Redline (Japan, 2010)
I’ll let you in on a secret: as much of a Japanophile that I make myself out to be on the podcast, I’m not a big fan of anime.
Sure, I like Hayao Miyazaki, Satoshi Kon, and the like, but nearly anyone can make that claim. That’s not to say that I’ve never been a fan, though. When I was younger, I grew to love every production that Sandy Frank (Battle of the Planets, et al.), Trans-Lux (Speed Racer), and other such chance takers in the earlier days of Americanized anime hoisted upon America’s latchkey youth. However, sometime by the mid ’80s, the well ran dry, and anime became increasingly harder to find, basically only being shown at sci-fi and fantasy conventions by the few folks hardcore enough to watch umpteenth generation VHS copies with no subtitles in a dark room full of sweaty nerds. Instead, I took what turned out to be only the slightly higher road of watching umpteenth generation VHS copies of unsubtitled horror films in a dark room full of sweaty nerds, but hey, at least we had conventions dedicated to our genre of choice back then! Point being is that, and this is something that will probably play itself out in our Satoshi Kon/Kihachiro Kawamoto episode (here), I have gigantic gaps in my anime knowledge base. Thus, it should come to anyone’s surprise that I had very little prior knowledge of Redline except that Katsuhito Ishii, known for his off-center films The Taste of Tea (2004) and Funky Forest: The First Contact (2005), had written it and J-film poster boy Tadanobu Asano voice acted one of the characters.
The titular Redline is the name of a race held every five years in a part of the galaxy not disclosed until the last minute. JP, a human racer, dreams of winning the Redline, partially to redeem himself for a previous incident that sent him to prison and also win the heart of Sonoshee (voiced by Yu Aoi), a sassy female racer who also has dreams of winning. However, when JP (voiced by Takuya Kimura of the Japanese man-boy singing group Smap) drives the in the qualifying Yellowline race, he completely wrecks his Trans Am and finds that he has to deal with the same unsavory elements that landed him in prison to begin with.
Redline takes a big chunk of its narrative from ‘underdog’ sports movies such as Rocky (1976) and Rudy (1993). In fact, so much so that I needn’t say any more for you to figure out how the film ends. However, even knowing how a film like this ends shouldn’t detract from the film’s overall quality. After all, as both Rocky and Rudy exemplify, it’s the underdog’s journey to redemption that gives these films their emotional impact. Unfortunately, none of Redline‘s is particularly likable. My guess is that the Ishii was trying to make JP a “too cool for school” type of character, but his aloofness makes him unsympathetic even when it’s revealed that his prison stint was actually him taking a bullet for his equally unsympathetic and sleazy mechanic, Frisbee (Asano). The film’s very few attempts to make JP likable come with his interactions with Sonoshee, but even they just come off as juvenile lust.

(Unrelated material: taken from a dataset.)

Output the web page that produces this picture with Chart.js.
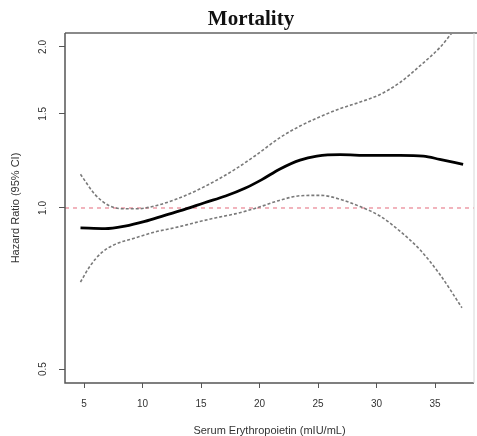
<!DOCTYPE html>
<html>
<head>
<meta charset="utf-8">
<script src="https://cdn.jsdelivr.net/npm/chart.js@4/dist/chart.umd.min.js"></script>
<style>
  html, body { margin: 0; padding: 0; background: #ffffff; }
  #c { display: block; }
</style>
</head>
<body>
<canvas id="c" width="477" height="436"></canvas>
<script>
// ---- data ----
const chartTitle = "Mortality";
const xTitle = "Serum Erythropoietin (mIU/mL)";
const yTitle = "Hazard Ratio (95% CI)";

const xTicks = [5, 10, 15, 20, 25, 30, 35];
const yTicks = [0.5, 1.0, 1.5, 2.0];
const refValue = 1.0;

const xCenter = [4.7, 6.8, 8.5, 10.2, 11.9, 13.6, 15.3, 17.1, 18.8, 20.2, 21.75, 23.46, 24.9, 26.9, 29.4, 32.0, 34.0, 35.4, 37.4];
const hazard  = [0.918, 0.915, 0.925, 0.944, 0.969, 0.994, 1.023, 1.053, 1.09, 1.13, 1.183, 1.229, 1.25, 1.258, 1.254, 1.254, 1.25, 1.233, 1.207];

const xUpper = [4.7, 5.94, 7.08, 8.22, 9.64, 11.07, 12.8, 14.5, 16.2, 17.9, 19.6, 21.75, 23.46, 25.2, 26.9, 28.6, 30.3, 32.0, 33.7, 35.4, 36.4, 37.4];
const upperCI = [1.156, 1.06, 1.012, 0.997, 0.997, 1.009, 1.037, 1.075, 1.123, 1.181, 1.251, 1.354, 1.423, 1.482, 1.534, 1.578, 1.630, 1.716, 1.843, 1.994, 2.12, 2.27];

const xLower = [4.7, 5.5, 6.5, 7.65, 9.36, 11.07, 12.8, 14.5, 16.2, 17.9, 19.6, 21.75, 23.46, 25.2, 26.9, 28.6, 30.3, 32.0, 33.7, 35.4, 37.3];
const lowerCI = [0.727, 0.778, 0.825, 0.855, 0.879, 0.902, 0.919, 0.939, 0.958, 0.975, 0.998, 1.034, 1.054, 1.056, 1.038, 1.006, 0.966, 0.905, 0.836, 0.752, 0.651];

const toPts = (xs, ys) => xs.map((x, i) => ({ x: x, y: ys[i] }));

// ---- plugins ----
const framePlugin = {
  id: 'frame',
  beforeDatasetsDraw(chart) {
    const { ctx, chartArea: a, scales } = chart;
    const y = scales.y.getPixelForValue(refValue);
    ctx.save();
    ctx.beginPath();
    ctx.rect(a.left, a.top, a.right - a.left, a.bottom - a.top);
    ctx.clip();
    ctx.strokeStyle = 'rgba(225,80,100,0.85)';
    ctx.lineWidth = 1;
    ctx.setLineDash([4, 4]);
    ctx.beginPath();
    ctx.moveTo(a.left, y);
    ctx.lineTo(a.right, y);
    ctx.stroke();
    ctx.restore();
  },
  afterDraw(chart) {
    const { ctx, chartArea: a } = chart;
    ctx.save();
    ctx.setLineDash([]);
    ctx.strokeStyle = '#8a8a8a'; ctx.lineWidth = 2;
    ctx.beginPath(); ctx.moveTo(a.left, a.top); ctx.lineTo(chart.width, a.top); ctx.stroke();
    ctx.strokeStyle = '#555'; ctx.lineWidth = 1.5;
    ctx.beginPath(); ctx.moveTo(a.left, a.top); ctx.lineTo(a.left, a.bottom); ctx.lineTo(a.right, a.bottom); ctx.stroke();
    ctx.strokeStyle = '#d8d8d8'; ctx.lineWidth = 1;
    ctx.beginPath(); ctx.moveTo(a.right, a.top); ctx.lineTo(a.right, a.bottom); ctx.stroke();
    ctx.fillStyle = '#111';
    ctx.font = 'bold 21px "Liberation Serif", serif';
    ctx.textAlign = 'center';
    ctx.textBaseline = 'middle';
    ctx.fillText(chartTitle, 251, 20);
    ctx.restore();
  }
};

const tickFont = { family: '"Liberation Sans", Arial, sans-serif', size: 10 };
const titleFont = { family: '"Liberation Sans", Arial, sans-serif', size: 11 };

new Chart(document.getElementById('c'), {
  type: 'line',
  data: {
    datasets: [
      { data: toPts(xUpper, upperCI), borderColor: '#7a7a7a', borderWidth: 1.6, borderDash: [3, 2],
        pointRadius: 0, cubicInterpolationMode: 'monotone', fill: false },
      { data: toPts(xLower, lowerCI), borderColor: '#7a7a7a', borderWidth: 1.6, borderDash: [3, 2],
        pointRadius: 0, cubicInterpolationMode: 'monotone', fill: false },
      { data: toPts(xCenter, hazard), borderColor: '#000000', borderWidth: 2.8,
        pointRadius: 0, cubicInterpolationMode: 'monotone', fill: false }
    ]
  },
  options: {
    responsive: false,
    animation: false,
    devicePixelRatio: 1,
    layout: { padding: { top: 33, right: 3, left: 0, bottom: 0 } },
    plugins: { legend: { display: false }, tooltip: { enabled: false }, title: { display: false } },
    scales: {
      x: {
        type: 'linear',
        min: 3.376, max: 38.33,
        afterBuildTicks: s => { s.ticks = xTicks.map(v => ({ value: v })); },
        afterFit: s => { s.height = 53; },
        ticks: { font: tickFont, color: '#333', padding: 10, maxRotation: 0, minRotation: 0,
                 callback: v => String(v) },
        grid: { drawOnChartArea: false, drawTicks: true, tickLength: 5, color: '#555', lineWidth: 1 },
        border: { display: false },
        title: { display: true, text: xTitle, font: titleFont, color: '#333', padding: { top: 0, bottom: -2 } }
      },
      y: {
        type: 'logarithmic',
        min: 0.4708, max: 2.124,
        afterBuildTicks: s => { s.ticks = yTicks.map(v => ({ value: v })); },
        afterFit: s => { s.width = 65; },
        ticks: { font: tickFont, color: '#333', padding: 9, minRotation: 90, maxRotation: 90,
                 crossAlign: 'center', callback: v => Number(v).toFixed(1) },
        grid: { drawOnChartArea: false, drawTicks: true, tickLength: 6, color: '#555', lineWidth: 1 },
        border: { display: false },
        title: { display: true, text: yTitle, font: titleFont, color: '#333', padding: { top: 9.5, bottom: 0 } }
      }
    }
  },
  plugins: [framePlugin]
});
</script>
</body>
</html>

The remainder of the characters, mainly JP’s and Sonoshee’s rival drivers, are reduced to simple anime and game stereotypes. Each has its own unique traits and characteristics. The team “Super Boins” are duo of oversexualized women who pose and preen as if they just got off the shift at an Akihabara maid cafe while the man-machine monstrosity Machinehead is not unlike Axel from the 1996 Playstation video game Twisted Metal 2 in spirit, if not design. In fact, Redline really feels like a set-up for a character-centered racing game a la Mario Kart.
What Redline lacks in story and characters, it has in visuals which were pretty amazing. The art style might be a little surprising to some expecting the typical “big eyes, round face” look of other anime. In fact, Redline has a distinctive western style with a rougher “urban” feel. From my limited knowledge base, I saw styles like Steve Ditko, Heavy Metal (1981) with a touch of the Sega Dreamcast’s Jet Grind Radio flare. This style really served the action well. In several scenes, the turbulence from speed is literally tearing at characters’ faces and the art style serves to underline the kinetic action in the film. The music, mostly hard-driving electronica and lithe J-pop, serves the style and frenetic pacing of the speedy races as well as the quieter moments of the film.
Style over substance is something that Redline could be accused of and it’s certainly guilty of that. However, the way I see it (and, again, with the limited knowledge I have of the medium), this accusation sort of misses the point. One of the benefits of telling a story in animated form is to do so in a manner that visually can’t be done in regular film. Sure, modern CG can approximate certain aspects of anime; for example, the Wachowski Brothers’ 2008 adaptation of Speed Racer is an example of a film with similar themes as Redline. However, the human eye can still not be completely fooled by CG when taken into the fantastic realms of anime and, when it does, produces an effect not unlike the “uncanny valley”. Anime, however, can produce a world that is unlike any other and, though Redline doesn’t necessarily provide a compelling story to fit that world, it certainly does the visuals.